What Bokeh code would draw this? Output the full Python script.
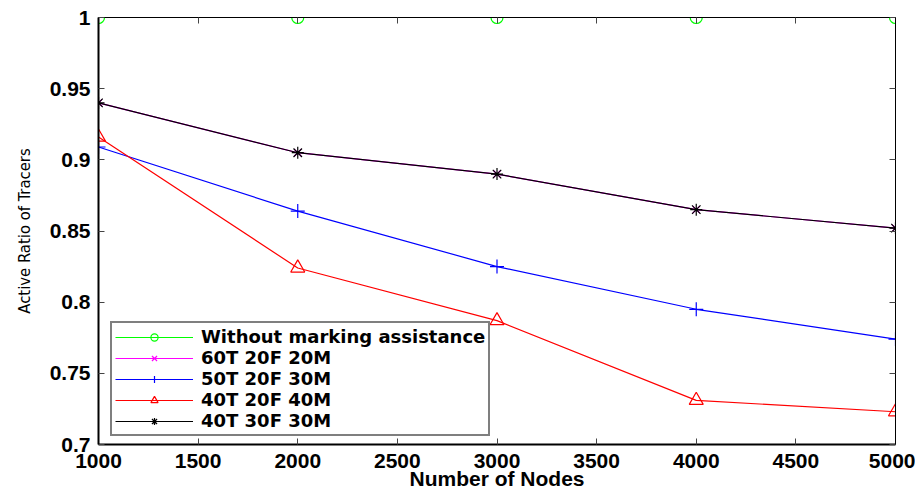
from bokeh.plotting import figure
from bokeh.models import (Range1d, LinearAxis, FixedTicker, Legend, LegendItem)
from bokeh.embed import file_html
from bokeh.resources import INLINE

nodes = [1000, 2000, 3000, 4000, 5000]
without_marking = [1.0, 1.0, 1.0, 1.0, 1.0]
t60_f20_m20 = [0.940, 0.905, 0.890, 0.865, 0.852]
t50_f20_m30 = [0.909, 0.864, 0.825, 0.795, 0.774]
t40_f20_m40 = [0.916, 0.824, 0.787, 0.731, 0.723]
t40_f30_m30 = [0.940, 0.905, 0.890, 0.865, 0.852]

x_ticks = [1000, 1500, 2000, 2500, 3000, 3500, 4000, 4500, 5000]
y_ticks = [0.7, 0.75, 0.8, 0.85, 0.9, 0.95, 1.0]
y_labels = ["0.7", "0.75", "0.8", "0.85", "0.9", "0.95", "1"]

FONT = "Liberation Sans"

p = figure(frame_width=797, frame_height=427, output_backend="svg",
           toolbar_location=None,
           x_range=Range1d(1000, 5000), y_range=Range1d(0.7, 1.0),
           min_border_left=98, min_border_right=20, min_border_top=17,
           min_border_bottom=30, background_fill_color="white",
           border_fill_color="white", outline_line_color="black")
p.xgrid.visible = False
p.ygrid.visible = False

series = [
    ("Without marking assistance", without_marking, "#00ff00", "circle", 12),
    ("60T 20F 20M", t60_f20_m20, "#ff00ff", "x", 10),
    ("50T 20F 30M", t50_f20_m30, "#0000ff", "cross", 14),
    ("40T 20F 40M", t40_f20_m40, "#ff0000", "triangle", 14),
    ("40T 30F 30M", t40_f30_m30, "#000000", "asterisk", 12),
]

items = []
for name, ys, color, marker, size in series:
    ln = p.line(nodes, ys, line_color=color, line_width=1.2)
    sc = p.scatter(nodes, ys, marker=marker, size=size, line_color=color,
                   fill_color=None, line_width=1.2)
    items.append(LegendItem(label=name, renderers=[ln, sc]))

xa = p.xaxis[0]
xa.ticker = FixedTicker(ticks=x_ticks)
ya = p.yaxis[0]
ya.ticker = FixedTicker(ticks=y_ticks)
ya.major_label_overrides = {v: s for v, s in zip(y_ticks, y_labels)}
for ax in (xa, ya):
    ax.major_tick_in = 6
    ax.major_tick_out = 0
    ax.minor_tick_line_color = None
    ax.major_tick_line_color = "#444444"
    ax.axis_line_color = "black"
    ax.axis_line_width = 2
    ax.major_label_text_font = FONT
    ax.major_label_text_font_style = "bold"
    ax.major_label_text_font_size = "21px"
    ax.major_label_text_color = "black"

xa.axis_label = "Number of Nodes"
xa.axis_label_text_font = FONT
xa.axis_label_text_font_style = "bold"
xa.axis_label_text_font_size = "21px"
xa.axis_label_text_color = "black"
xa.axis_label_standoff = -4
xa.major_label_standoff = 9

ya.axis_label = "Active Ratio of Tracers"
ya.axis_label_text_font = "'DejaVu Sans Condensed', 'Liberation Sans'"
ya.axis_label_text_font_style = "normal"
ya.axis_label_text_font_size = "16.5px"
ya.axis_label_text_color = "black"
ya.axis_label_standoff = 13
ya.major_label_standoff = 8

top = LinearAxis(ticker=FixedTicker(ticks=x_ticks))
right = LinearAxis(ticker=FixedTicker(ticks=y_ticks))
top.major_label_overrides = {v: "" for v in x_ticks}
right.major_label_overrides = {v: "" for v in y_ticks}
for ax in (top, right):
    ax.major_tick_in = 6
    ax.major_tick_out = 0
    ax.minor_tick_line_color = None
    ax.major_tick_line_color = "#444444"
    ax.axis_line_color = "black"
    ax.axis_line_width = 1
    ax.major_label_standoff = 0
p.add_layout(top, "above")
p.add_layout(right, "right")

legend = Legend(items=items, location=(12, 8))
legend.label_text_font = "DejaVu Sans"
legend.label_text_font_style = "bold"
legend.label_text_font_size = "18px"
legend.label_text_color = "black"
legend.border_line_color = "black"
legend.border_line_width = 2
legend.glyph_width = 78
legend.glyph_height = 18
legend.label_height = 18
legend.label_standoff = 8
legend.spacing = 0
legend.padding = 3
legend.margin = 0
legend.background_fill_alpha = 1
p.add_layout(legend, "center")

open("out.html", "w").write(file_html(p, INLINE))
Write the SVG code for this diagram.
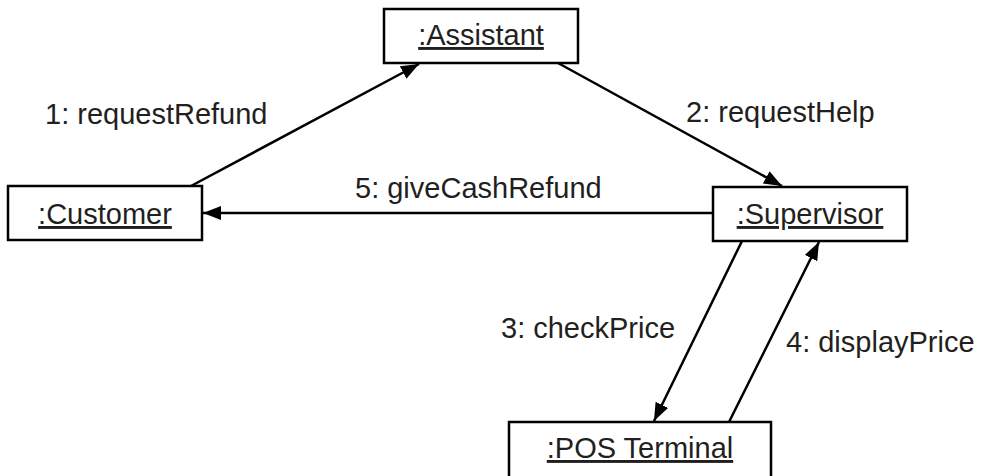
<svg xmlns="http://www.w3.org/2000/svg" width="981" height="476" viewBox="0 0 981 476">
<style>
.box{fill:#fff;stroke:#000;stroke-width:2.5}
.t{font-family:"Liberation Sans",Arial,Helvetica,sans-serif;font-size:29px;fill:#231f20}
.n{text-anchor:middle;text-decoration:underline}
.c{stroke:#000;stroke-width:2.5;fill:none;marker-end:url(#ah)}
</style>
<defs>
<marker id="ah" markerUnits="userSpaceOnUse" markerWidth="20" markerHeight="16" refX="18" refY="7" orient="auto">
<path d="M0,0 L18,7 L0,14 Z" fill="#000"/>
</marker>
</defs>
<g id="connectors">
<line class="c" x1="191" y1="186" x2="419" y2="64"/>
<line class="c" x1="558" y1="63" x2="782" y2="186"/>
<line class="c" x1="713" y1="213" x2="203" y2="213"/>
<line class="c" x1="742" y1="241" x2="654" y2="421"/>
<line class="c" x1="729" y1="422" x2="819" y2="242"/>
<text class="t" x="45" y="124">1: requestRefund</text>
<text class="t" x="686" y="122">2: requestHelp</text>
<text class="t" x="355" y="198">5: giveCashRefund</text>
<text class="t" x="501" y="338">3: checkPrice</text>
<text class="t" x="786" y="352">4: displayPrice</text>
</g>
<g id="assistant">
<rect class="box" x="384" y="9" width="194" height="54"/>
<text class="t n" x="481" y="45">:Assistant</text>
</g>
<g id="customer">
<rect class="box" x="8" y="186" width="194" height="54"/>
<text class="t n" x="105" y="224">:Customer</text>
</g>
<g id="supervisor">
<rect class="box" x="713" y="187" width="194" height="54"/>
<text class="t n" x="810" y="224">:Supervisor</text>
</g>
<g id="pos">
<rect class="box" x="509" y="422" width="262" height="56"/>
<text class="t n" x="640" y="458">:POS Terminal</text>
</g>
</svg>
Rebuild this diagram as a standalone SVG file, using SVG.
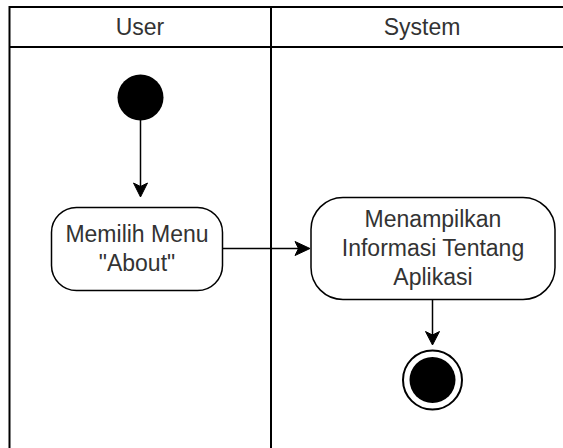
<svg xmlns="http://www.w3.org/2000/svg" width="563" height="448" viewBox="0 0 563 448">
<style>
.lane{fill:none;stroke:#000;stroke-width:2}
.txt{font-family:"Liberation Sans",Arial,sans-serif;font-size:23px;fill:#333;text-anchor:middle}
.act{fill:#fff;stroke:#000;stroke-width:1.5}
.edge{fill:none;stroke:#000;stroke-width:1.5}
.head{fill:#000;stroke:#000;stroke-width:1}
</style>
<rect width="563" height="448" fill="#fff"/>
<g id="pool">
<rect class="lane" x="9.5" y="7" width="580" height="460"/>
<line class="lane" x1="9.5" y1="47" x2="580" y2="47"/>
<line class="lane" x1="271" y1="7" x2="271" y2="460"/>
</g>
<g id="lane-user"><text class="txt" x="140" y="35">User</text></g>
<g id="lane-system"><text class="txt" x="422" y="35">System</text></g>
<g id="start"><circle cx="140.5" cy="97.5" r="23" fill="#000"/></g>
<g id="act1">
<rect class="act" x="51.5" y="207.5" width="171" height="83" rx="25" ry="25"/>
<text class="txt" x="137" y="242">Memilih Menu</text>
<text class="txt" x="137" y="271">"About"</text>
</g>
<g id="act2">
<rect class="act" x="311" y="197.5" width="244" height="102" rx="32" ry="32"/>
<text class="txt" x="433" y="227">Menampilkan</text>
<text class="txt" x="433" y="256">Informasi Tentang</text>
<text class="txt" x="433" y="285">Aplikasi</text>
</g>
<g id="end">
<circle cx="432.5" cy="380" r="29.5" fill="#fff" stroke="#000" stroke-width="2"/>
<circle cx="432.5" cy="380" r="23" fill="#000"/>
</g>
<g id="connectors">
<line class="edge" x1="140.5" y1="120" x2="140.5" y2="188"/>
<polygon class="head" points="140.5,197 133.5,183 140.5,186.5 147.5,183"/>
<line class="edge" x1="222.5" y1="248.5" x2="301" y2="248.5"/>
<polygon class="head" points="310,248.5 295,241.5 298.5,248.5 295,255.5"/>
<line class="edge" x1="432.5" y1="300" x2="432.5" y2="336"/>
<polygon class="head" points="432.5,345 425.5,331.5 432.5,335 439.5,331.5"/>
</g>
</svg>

* **Exercise goal**
Lines that hold "code" are the ones to copy; find all of them.

* **Written solution**
What Bokeh code would draw this? Output the full Python script.
Write the SVG code for this diagram.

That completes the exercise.